Immediately after the calling of the meeting, Treadwell presented to Gendotti a restraining order issued in an action pending in the superior court by the Goewey Investment Company, another subsidiary concern of the Goewey Estate Company. This order restrained Gendotti from voting his stock at the meeting, the ownership of which was questioned in the action referred to. Upon receiving the injunction, all parties seem to have been under the impression that the writ was directed against the meeting, and that an adjournment was necessary. Upon examining the order, however, Williams ascertained therefrom that such was not its purpose and he thereupon announced that a quorum being present, the meeting could proceed to the election of a board of directors. He then opposed a motion to adjourn put by Treadwell, but his right to do so was denied. Williams appealed from this ruling, voting his 349 shares of stock in support thereof, which shares constituted a majority vote. Notwithstanding this action on the part of Williams, Treadwell declared the meeting adjourned, Williams voting his stock against such adjournment. Treadwell and Tormey then left the meeting. Williams thereupon nominated himself chairman and nominated and elected himself, Gendotti, and Tormey as directors, voting his majority stock in both instances. The meeting was then adjourned until April 16, 1921. The injunction in the meantime had been dissolved. The adjourned meeting was held and the election of directors had on the meeting of April 11, 1921, was confirmed, Williams and Gendotti voting their 598 shares in favor of a resolution to that effect. To save all question and out of precaution, a new election was again held at this adjourned meeting, both Williams and Gendotti voting their stock for the same directors elected previously.[1] From this evidence we think it clearly appears that the meeting of April 11, 1921, was a valid one and that the election of the Williams board at that time was consequently regular and valid.

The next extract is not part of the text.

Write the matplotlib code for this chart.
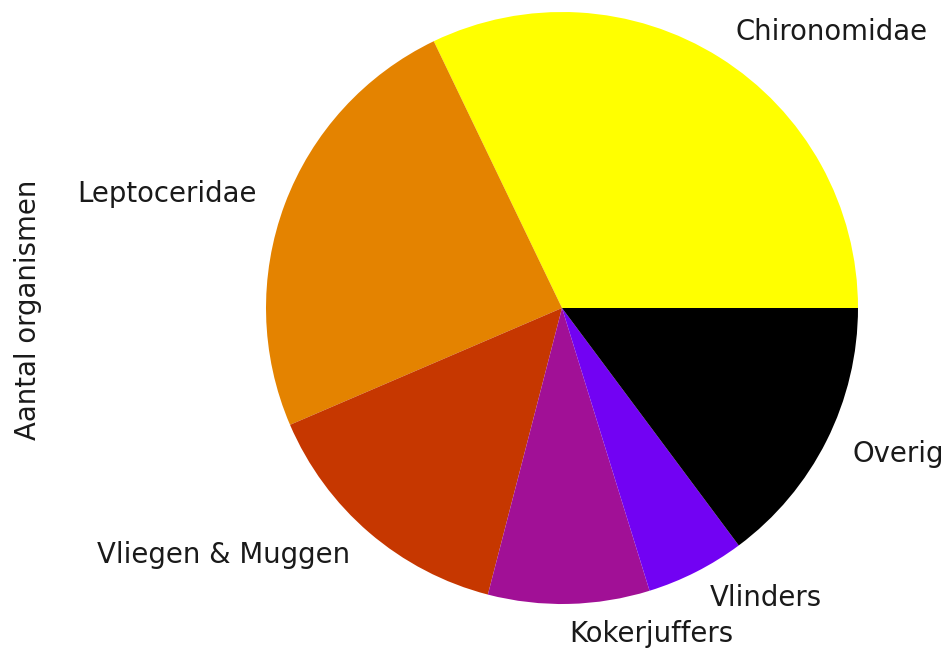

This being so, any subsequent proceeding had by the Treadwell board, including their attempted removal of the office of the company, was a mere nullity. *542

We are of the further opinion that the evidence shows that the members of the Treadwell board received the demands made by the Williams board to transfer the stock held by them in the Guaranty and Loan Company, in accordance with the resolution of that company. Upon receiving these notices respondents ceased to be stockholders in name in the company, and were therefore no longer concerned with its management and they were not entitled to notice of the meeting held by it on April 25, 1921, of the absence of which they complain. Even assuming that the giving of notice of such meeting was necessary, where, as here, all of the stock was present and represented, they owned no beneficial interest in the stock and were therefore not such parties who could complain. (See 14 Corpus Juris, p. 894.)[2] Statutes requiring notice are for the benefit of the real stockholders, and this necessity does not arise when all are present and acting. (Thompson on Corporations, p. 1009, sec. 824.) Nor does the fact that respondents refused to make the transfer avail them. Their refusal was wrongful and they cannot profit thereby. (Guaranty Loan Co. v. Fontanel, 183 Cal. 1, [190 P. 177].)

Further discussion is unnecessary. It is ordered that a peremptory writ of mandate issue, commanding respondents to turn over to petitioners the records, papers, seal, and other documents belonging to said corporation petitioner.